1. «Lo Spirito Santo che il Padre manderà nel mio nome, lui vi insegnerà ogni cosa». La Pasqua non si è ancora conclusa; senza lo Spirito Santo il discorso rimane come in sospeso. Nella celebrazione della Pasqua  abbiamo visto molto, ma non abbiamo visto tutto quello che c’era da vedere; la rivelazione della vita intima di Dio e il suo disegno su di noi e sul mondo si stanno per compiere  con l’azione dello Spirito Santo. Non ci sarà una nuova e diversa rivelazione perché lo Spirito verrà «nel nome di Gesù», ma la nostra comprensione si potrà completare: sapremo tutto quello che c’è da sapere per conoscere Dio e per amarlo con tutto il cuore. Inizia l’epoca della Chiesa che, da sposa saggia e prudente, dovrà custodire il mistero per viverlo e annunciarlo in tutto il mondo fine alla sua fine.

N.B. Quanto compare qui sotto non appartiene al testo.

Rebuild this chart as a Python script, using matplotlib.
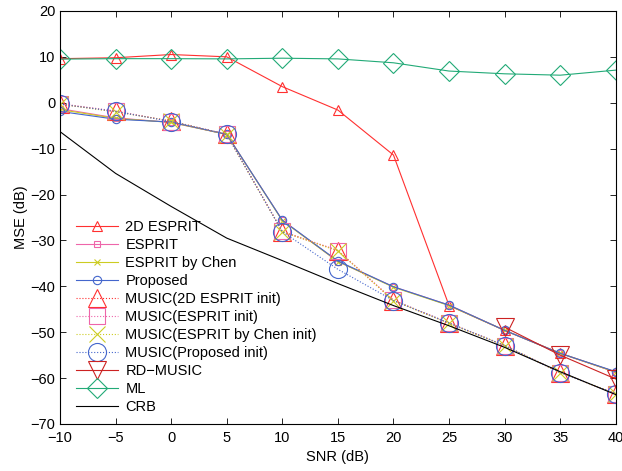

2. «Vi lascio la pace, vi do la mia pace». Gesù parla della pace messianica, dono di Dio e non frutto dello sforzo umano o della diplomazia. La pace messianica nasce dalla certezza della presenza vittoriosa della croce di Gesù; per questo essa abita nel cuore del credente ed è il dono che la Chiesa deve fare al mondo. La pace, che sgorga in continuazione dal costato aperto di Gesù crocifisso e risorto, è la possibilità di vivere, per grazia, in modo pieno e giusto con Dio, con se stessi, con gli altri e con il mondo. Questa pace perciò è una promessa che si attuerà solo alla fine, ma, con la forza della speranza, già agisce nella vita quotidiana del discepolo e lo riempie della gioia che viene dallo Spirito Santo.

3. «Non sia turbato il vostro cuore… vado e tornerò da voi». Questo “ritorno” di Gesù è quotidiano nel cuore del discepolo dal momento del Battesimo. La presenza di Gesù ha come frutto l’assenza della paura; se abbiamo paura di esser abbandonati da Dio, vuol dire che non abbiamo fiducia nella presenza del Risorto nel nostro cuore. Se la sua presenza fosse commisurata al grado del nostro impegno, dovremmo certo avere paura. Ma la presenza del Risorto è generata dallo Spirito e non dobbiamo temere di essere dimenticati da Dio.

Questo è il mistero, complesso e sconcertante, della Chiesa. Quando diciamo «credo la Chiesa», affermiamo che il mistero di Dio è custodito – meraviglia e responsabilità! – nel vaso di creta della nostra umanità. La Chiesa, corpo di Cristo e sua sposa, vive la continua tensione tra la sua fragilità e la presenza dello Spirito che garantisce la permanente presenza del Risorto in mezzo a noi. È questo mistero, divino-umano, che rende efficace l’azione santificatrice della Chiesa nell’annuncio della Parola e nella celebrazione dei sacramenti.